* **EXERCISE REQUIREMENTS**
Only the lines from the top of the listing below to the line that has "Forces French to" should be echoed, with both ends kept and pictures left out.

* **SUPPLIED MATERIAL**
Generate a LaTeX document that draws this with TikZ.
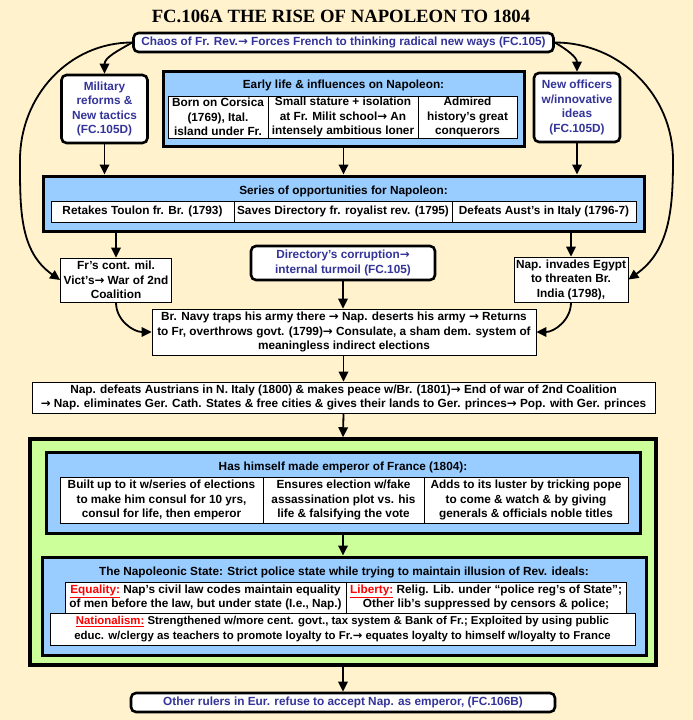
\documentclass[tikz,border=0pt]{standalone}
\usepackage{fontspec}
\setmainfont{Liberation Sans}
\newfontfamily\titlefont{Liberation Serif}
\newfontfamily\arrowfont{DejaVu Sans}
\usetikzlibrary{arrows.meta}

\definecolor{paper}{RGB}{255,242,204}
\definecolor{sky}{RGB}{153,204,255}
\definecolor{lime}{RGB}{204,255,153}
\definecolor{ink}{RGB}{51,51,153}
\newcommand{\ra}{{\arrowfont\bfseries →}}
\newcommand{\ideal}[1]{\textcolor{red}{\underline{#1}}}

\begin{document}
\begin{tikzpicture}[x=1pt,y=1pt,>={Triangle[length=10pt,width=9.5pt]},
    every node/.style={font=\fontsize{11.8}{14.5}\selectfont\bfseries,align=center,inner sep=0pt},
    blue box/.style={draw,line width=3pt,fill=sky},
    cell/.style={draw,line width=0.8pt,fill=white},
    link box/.style={draw,line width=2.6pt,rounded corners=5pt,fill=white,text=ink}]
  \fill[paper] (0,0) rectangle (693,-720);
  \useasboundingbox (0,0) rectangle (693,-720);

  \node[font=\titlefont\fontsize{18.7}{20}\selectfont\bfseries] (title) at (341,-16)
    {FC.106A THE RISE OF NAPOLEON TO 1804};
  \node[link box,minimum width=420pt,minimum height=19pt] (chaos) at (343.5,-42.5)
    {Chaos of Fr. Rev.\ra{} Forces French to thinking radical new ways (FC.105)};

  % top row
  \node[link box,minimum width=86pt,minimum height=68pt] (mil) at (104.5,-109)
    {Military\\reforms \&\\New tactics\\(FC.105D)};
  \node[link box,minimum width=86pt,minimum height=69pt] (newoff) at (577,-107.5)
    {New officers\\w/innovative\\ideas\\(FC.105D)};
  \node[blue box,minimum width=361pt,minimum height=75pt] (early) at (343.5,-108.5) {};
  \node (earlyhead) at (343.5,-85) {Early life \& influences on Napoleon:};
  \node[cell,minimum width=100pt,minimum height=42pt] (corsica) at (218,-117)
    {Born on Corsica\\(1769), Ital.\\island under Fr.};
  \node[cell,minimum width=150pt,minimum height=42pt] (stature) at (343,-117)
    {Small stature + isolation\\at Fr. Milit school\ra{} An\\intensely ambitious loner};
  \node[cell,minimum width=99pt,minimum height=42pt] (admired) at (467.5,-117)
    {Admired\\history’s great\\conquerors};

  % opportunities
  \node[blue box,minimum width=601pt,minimum height=55pt] (series) at (343.5,-203.5) {};
  \node (serieshead) at (343.5,-191) {Series of opportunities for Napoleon:};
  \node[cell,minimum width=183pt,minimum height=21pt] (toulon) at (142.5,-211.5)
    {Retakes Toulon fr. Br. (1793)};
  \node[cell,minimum width=218pt,minimum height=21pt] (saves) at (343,-211.5)
    {Saves Directory fr. royalist rev. (1795)};
  \node[cell,minimum width=184pt,minimum height=21pt] (italy) at (544,-211.5)
    {Defeats Aust’s in Italy (1796-7)};

  \node[cell,minimum width=111pt,minimum height=44pt] (victs) at (116,-280)
    {Fr’s cont. mil.\\Vict’s\ra{} War of 2nd\\Coalition};
  \node[link box,minimum width=184pt,minimum height=34pt] (corrupt) at (343,-263)
    {Directory’s corruption\ra\\internal turmoil (FC.105)};
  \node[cell,minimum width=114pt,minimum height=45pt] (egypt) at (571,-279.5)
    {Nap. invades Egypt\\to threaten Br.\\India (1798),};
  \node[cell,minimum width=384pt,minimum height=46pt] (navy) at (344,-332)
    {Br. Navy traps his army there \ra{} Nap. deserts his army \ra{} Returns\\
     to Fr, overthrows govt. (1799)\ra{} Consulate, a sham dem. system of\\
     meaningless indirect elections};
  \node[cell,minimum width=623pt,minimum height=31pt] (peace) at (343.5,-397.5)
    {Nap. defeats Austrians in N. Italy (1800) \& makes peace w/Br. (1801)\ra{} End of war of 2nd Coalition\\
     \ra{} Nap. eliminates Ger. Cath. States \& free cities \& gives their lands to Ger. princes\ra{} Pop. with Ger. princes};

  % empire
  \node[draw,line width=3.5pt,fill=lime,minimum width=626pt,minimum height=226pt] (empire) at (343,-552) {};
  \node[blue box,minimum width=594pt,minimum height=81pt] (emperor) at (343,-492.5) {};
  \node (emperorhead) at (343,-467) {Has himself made emperor of France (1804):};
  \node[cell,minimum width=203pt,minimum height=46pt] (builtup) at (161.5,-500)
    {Built up to it w/series of elections\\to make him consul for 10 yrs,\\consul for life, then emperor};
  \node[cell,minimum width=161pt,minimum height=46pt] (ensures) at (343.5,-500)
    {Ensures election w/fake\\assassination plot vs. his\\life \& falsifying the vote};
  \node[cell,minimum width=204pt,minimum height=46pt] (luster) at (526,-500)
    {Adds to its luster by tricking pope\\to come \& watch \& by giving\\generals \& officials noble titles};
  \node[blue box,minimum width=604pt,minimum height=98pt] (state) at (344,-606) {};
  \node (statehead) at (344,-572)
    {The Napoleonic State: Strict police state while trying to maintain illusion of Rev. ideals:};
  \node[cell,minimum width=281pt,minimum height=31pt] (equality) at (205.5,-597.5)
    {\ideal{Equality:} Nap’s civil law codes maintain equality\\of men before the law, but under state (I.e., Nap.)};
  \node[cell,minimum width=280pt,minimum height=31pt] (liberty) at (486,-597.5)
    {\ideal{Liberty:} Relig. Lib. under “police reg’s of State”;\\Other lib’s suppressed by censors \& police;};
  \node[cell,minimum width=585pt,minimum height=32pt,font=\fontsize{11.4}{15}\selectfont\bfseries] (nation) at (342.5,-629)
    {\ideal{Nationalism:} Strengthened w/more cent. govt., tax system \& Bank of Fr.; Exploited by using public\\
     educ. w/clergy as teachers to promote loyalty to Fr.\ra{} equates loyalty to himself w/loyalty to France};

  \node[link box,minimum width=424pt,minimum height=19pt] (others) at (343,-702.5)
    {Other rulers in Eur. refuse to accept Nap. as emperor, (FC.106B)};

  \coordinate (lbend) at (20,-160);
  \coordinate (rbend) at (673,-160);
  \path[every edge/.append style={->,line width=1.8pt}]
    (chaos.west) edge [out=210,in=90] (mil.north)
    (chaos.east) edge [out=-30,in=90] (newoff.north)
    (mil.south) edge (mil.south |- series.north)
    (early.south) edge (series.north)
    (newoff.south) edge (newoff.south |- series.north)
    (victs.north |- series.south) edge (victs.north)
    (egypt.north |- series.south) edge (egypt.north)
    (corrupt.south) edge (corrupt.south |- navy.north)
    (victs.south) edge [out=-90,in=180] (navy.west)
    (egypt.south) edge [out=-90,in=0] (navy.east)
    (navy.south -| peace.north) edge (peace.north)
    (peace.south) edge (empire.north)
    (emperor.south) edge (emperor.south |- state.north)
    (empire.south) edge (others.north)
    ;
  \draw[->,line width=1.8pt] (chaos.west) to[out=180,in=90] (lbend) to[out=-90,in=145] (victs.west);
  \draw[->,line width=1.8pt] (chaos.east) to[out=0,in=90] (rbend) to[out=-90,in=35] (egypt.east);
\end{tikzpicture}
\end{document}
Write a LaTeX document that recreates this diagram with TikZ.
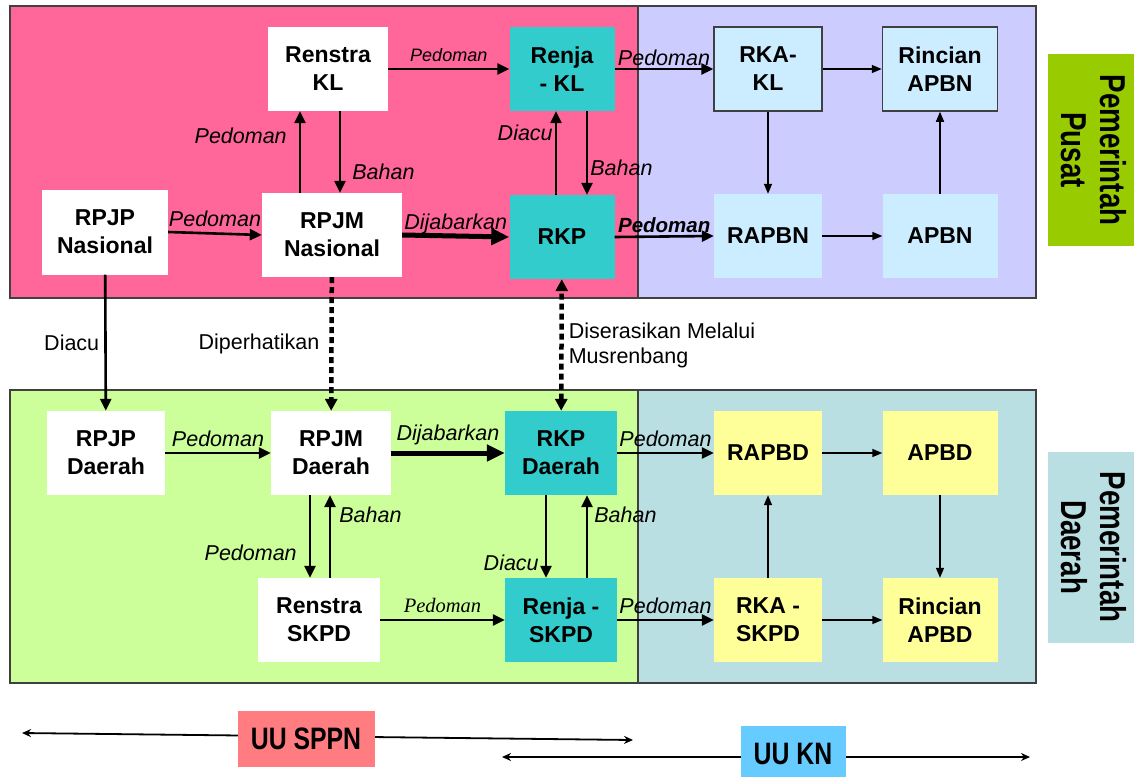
\documentclass[tikz,border=0pt]{standalone}
\usepackage{fontspec}
\setmainfont{Liberation Sans}
\newfontfamily\sidefont[FakeStretch=0.77]{Liberation Sans}
\newfontfamily\lawfont[FakeStretch=0.8]{Liberation Sans}
\newfontfamily\seriffont{Liberation Serif}
\usetikzlibrary{arrows.meta, positioning, calc}
\definecolor{pusatpink}{HTML}{FF6699}
\definecolor{pusatlilac}{HTML}{CCCCFF}
\definecolor{daerahgreen}{HTML}{CCFF99}
\definecolor{daerahgrey}{HTML}{BADFE3}
\definecolor{rkpteal}{HTML}{33CCCC}
\definecolor{apbnblue}{HTML}{CCECFF}
\definecolor{apbdyellow}{HTML}{FFFF99}
\definecolor{sidegreen}{HTML}{99CC00}
\definecolor{sppnred}{HTML}{FF7C80}
\definecolor{knblue}{HTML}{66CCFF}
\definecolor{edgegray}{HTML}{404040}

\begin{document}
\begin{tikzpicture}[x=1pt, y=-1pt,
        panel/.style={draw=edgegray, line width=1.5pt},
        doc/.style={rectangle, minimum height=84pt, align=center, inner sep=0pt, font=\bfseries\fontsize{23}{28}\selectfont},
        framed/.style={draw=edgegray, line width=1.5pt},
        sidebox/.style={rectangle, rotate=-90, minimum width=191pt, minimum height=92pt, inner sep=0pt, align=center, font=\sidefont\bfseries\fontsize{36}{39}\selectfont},
        lawbox/.style={rectangle, minimum height=56pt, inner sep=0pt, font=\lawfont\bfseries\fontsize{31}{34}\selectfont},
        arrow/.style={-{Triangle[length=12pt,width=11pt]}, line width=2.6pt},
        thinarrow/.style={-{Triangle[length=10pt,width=8pt]}, line width=1.4pt},
        bigarrow/.style={-{Triangle[length=18pt,width=16pt]}, line width=5pt},
        dotarrow/.style={-{Triangle[length=12pt,width=12pt]}, line width=4.5pt, dash pattern=on 6pt off 4pt},
        lawarrow/.style={{Stealth[length=9pt,width=8pt]}-{Stealth[length=9pt,width=8pt]}, line width=1.8pt},
        lbl/.style={font=\itshape\fontsize{21.5}{24}\selectfont, inner sep=2pt},
        plainlbl/.style={font=\fontsize{21.5}{25}\selectfont, inner sep=2pt, align=left}
    ]
        \useasboundingbox (0,0) rectangle (1134,776);

        % panels
        \draw[panel, fill=pusatpink] (10,6) rectangle (638,298);
        \draw[panel, fill=pusatlilac] (638,6) rectangle (1036,298);
        \draw[panel, fill=daerahgreen] (10,390) rectangle (638,683);
        \draw[panel, fill=daerahgrey] (638,390) rectangle (1036,683);

        % pemerintah pusat
        \node[doc, fill=white, minimum width=120pt] (renstrakl) at (328,69) {Renstra\\KL};
        \node[doc, fill=rkpteal, minimum width=105pt] (renjakl) at (562,69) {Renja\\- KL};
        \node[doc, fill=apbnblue, framed, minimum width=108pt] (rkakl) at (768,69) {RKA-\\KL};
        \node[doc, fill=apbnblue, framed, minimum width=115pt] (rincianapbn) at (940,69) {Rincian\\APBN};
        \node[doc, fill=white, minimum width=126pt, minimum height=85pt] (rpjpnas) at (105,232) {RPJP\\Nasional};
        \node[doc, fill=white, minimum width=140pt] (rpjmnas) at (332,235) {RPJM\\Nasional};
        \node[doc, fill=rkpteal, minimum width=105pt] (rkp) at (562,237) {RKP};
        \node[doc, fill=apbnblue, minimum width=108pt] (rapbn) at (768,236) {RAPBN};
        \node[doc, fill=apbnblue, minimum width=115pt] (apbn) at (940,236) {APBN};

        % pemerintah daerah
        \node[doc, fill=white, minimum width=118pt] (rpjpdaerah) at (106,453) {RPJP\\Daerah};
        \node[doc, fill=white, minimum width=120pt] (rpjmdaerah) at (331,453) {RPJM\\Daerah};
        \node[doc, fill=rkpteal, minimum width=112pt] (rkpdaerah) at (561,453) {RKP\\Daerah};
        \node[doc, fill=apbdyellow, minimum width=108pt] (rapbd) at (768,453) {RAPBD};
        \node[doc, fill=apbdyellow, minimum width=115pt] (apbd) at (940,453) {APBD};
        \node[doc, fill=white, minimum width=122pt] (renstraskpd) at (319,620) {Renstra\\SKPD};
        \node[doc, fill=rkpteal, minimum width=112pt] (renjaskpd) at (561,620) {Renja -\\SKPD};
        \node[doc, fill=apbdyellow, minimum width=108pt] (rkaskpd) at (768,620) {RKA -\\SKPD};
        \node[doc, fill=apbdyellow, minimum width=115pt] (rincianapbd) at (940,620) {Rincian\\APBD};

        % side labels
        \node[sidebox, fill=sidegreen] (pusat) at (1094,150) {Pemerintah\\Pusat};
        \node[sidebox, fill=daerahgrey] (daerah) at (1094,547) {Pemerintah\\Daerah};

        % top arrows
        \draw[arrow] (renstrakl.east) -- node[above=6pt, inner sep=0pt, font=\itshape\fontsize{18}{20}\selectfont] {Pedoman} (renjakl.west);
        \draw[arrow] (renjakl.east) -- node[lbl, above] {Pedoman} (rkakl.west);
        \draw[thinarrow] (rkakl) -- (rincianapbn);
        \draw[thinarrow] (rkakl) -- (rapbn);
        \draw[thinarrow] (apbn) -- (rincianapbn);
        \draw[thinarrow] (rapbn) -- (apbn);
        \draw[arrow] (rkp.east) -- node[lbl, above, font=\bfseries\itshape\fontsize{20.5}{24}\selectfont] {Pedoman} (rapbn.west);
        \draw[arrow] (rpjpnas.east) -- node[lbl, above=3pt] {Pedoman} (rpjmnas.west);
        \draw[bigarrow] (rpjmnas.east) -- node[lbl, above, inner sep=0pt] {Dijabarkan} (rkp.west);
        \draw[arrow] ([xshift=-32pt]rpjmnas.north) -- node[lbl, left=10pt, pos=0.7] {Pedoman} ([xshift=-32pt]rpjmnas.north |- renstrakl.south);
        \draw[arrow] ([xshift=12pt]renstrakl.south) -- node[lbl, right=9pt, pos=0.74] {Bahan} ([xshift=12pt]renstrakl.south |- rpjmnas.north);
        \draw[arrow] ([xshift=-6pt]rkp.north) -- node[lbl, left, pos=0.74] {Diacu} ([xshift=-6pt]rkp.north |- renjakl.south);
        \draw[arrow] ([xshift=25pt]renjakl.south) -- node[lbl, right, pos=0.68] {Bahan} ([xshift=25pt]renjakl.south |- rkp.north);

        % between the panels
        \draw[arrow] (rpjpnas) -- node[plainlbl, left=3pt] {Diacu} (rpjpdaerah);
        \draw[dotarrow] (rpjmnas) -- node[plainlbl, left=8pt] {Diperhatikan} (rpjmdaerah);
        \draw[dotarrow, {Triangle[length=12pt,width=12pt]}-{Triangle[length=12pt,width=12pt]}] (rkpdaerah) -- node[plainlbl, right=3pt] {Diserasikan Melalui\\Musrenbang} (rkp);

        % bottom arrows
        \draw[arrow] (rpjpdaerah.east) -- node[lbl, above=3pt] {Pedoman} (rpjmdaerah.west);
        \draw[bigarrow] (rpjmdaerah.east) -- node[lbl, above=6pt, inner sep=0pt] {Dijabarkan} (rkpdaerah.west);
        \draw[arrow] (rkpdaerah.east) -- node[lbl, above=3pt] {Pedoman} (rapbd.west);
        \draw[thinarrow] (rapbd) -- (apbd);
        \draw[thinarrow] (apbd) -- (rincianapbd);
        \draw[thinarrow] (rkaskpd) -- (rapbd);
        \draw[thinarrow] (rkaskpd) -- (rincianapbd);
        \draw[arrow] (renstraskpd.east) -- node[above=6pt, inner sep=0pt, font=\seriffont\itshape\fontsize{20.5}{24}\selectfont] {Pedoman} (renjaskpd.west);
        \draw[arrow] (renjaskpd.east) -- node[lbl, above=3pt] {Pedoman} (rkaskpd.west);
        \draw[arrow] ([xshift=-21pt]rpjmdaerah.south) -- node[lbl, left=10pt, pos=0.7] {Pedoman} ([xshift=-21pt]rpjmdaerah.south |- renstraskpd.north);
        \draw[arrow] ([xshift=11pt]renstraskpd.north) -- node[lbl, right=6pt, pos=0.76] {Bahan} ([xshift=11pt]renstraskpd.north |- rpjmdaerah.south);
        \draw[arrow] ([xshift=-15pt]rkpdaerah.south) -- node[lbl, left=4pt, pos=0.82] {Diacu} ([xshift=-15pt]rkpdaerah.south |- renjaskpd.north);
        \draw[arrow] ([xshift=26pt]renjaskpd.north) -- node[lbl, right=4pt, pos=0.76] {Bahan} ([xshift=26pt]renjaskpd.north |- rkpdaerah.south);

        % undang-undang
        \coordinate (sppnleft) at (22,733);
        \coordinate (sppnright) at (633,740);
        \coordinate (knleft) at (502,757);
        \coordinate (knright) at (1030,757);
        \draw[lawarrow] (sppnleft) -- (sppnright);
        \draw[lawarrow] (knleft) -- (knright);
        \node[lawbox, fill=sppnred, minimum width=137pt] (uusppn) at (306,739) {UU SPPN};
        \node[lawbox, fill=knblue, minimum width=105pt] (uukn) at (793,754) {UU KN};
    \end{tikzpicture}
\end{document}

* **EXERCISE ANSWER**
Generate a LaTeX document that draws this with TikZ.
\documentclass[tikz,border=0pt]{standalone}
\usepackage{fontspec}
\setmainfont{Liberation Sans}
\newfontfamily\titlefont{Liberation Serif}
\newfontfamily\arrowfont{DejaVu Sans}
\usetikzlibrary{arrows.meta}

\definecolor{paper}{RGB}{255,242,204}
\definecolor{sky}{RGB}{153,204,255}
\definecolor{lime}{RGB}{204,255,153}
\definecolor{ink}{RGB}{51,51,153}
\newcommand{\ra}{{\arrowfont\bfseries →}}
\newcommand{\ideal}[1]{\textcolor{red}{\underline{#1}}}

\begin{document}
\begin{tikzpicture}[x=1pt,y=1pt,>={Triangle[length=10pt,width=9.5pt]},
    every node/.style={font=\fontsize{11.8}{14.5}\selectfont\bfseries,align=center,inner sep=0pt},
    blue box/.style={draw,line width=3pt,fill=sky},
    cell/.style={draw,line width=0.8pt,fill=white},
    link box/.style={draw,line width=2.6pt,rounded corners=5pt,fill=white,text=ink}]
  \fill[paper] (0,0) rectangle (693,-720);
  \useasboundingbox (0,0) rectangle (693,-720);

  \node[font=\titlefont\fontsize{18.7}{20}\selectfont\bfseries] (title) at (341,-16)
    {FC.106A THE RISE OF NAPOLEON TO 1804};
  \node[link box,minimum width=420pt,minimum height=19pt] (chaos) at (343.5,-42.5)
    {Chaos of Fr. Rev.\ra{} Forces French to thinking radical new ways (FC.105)};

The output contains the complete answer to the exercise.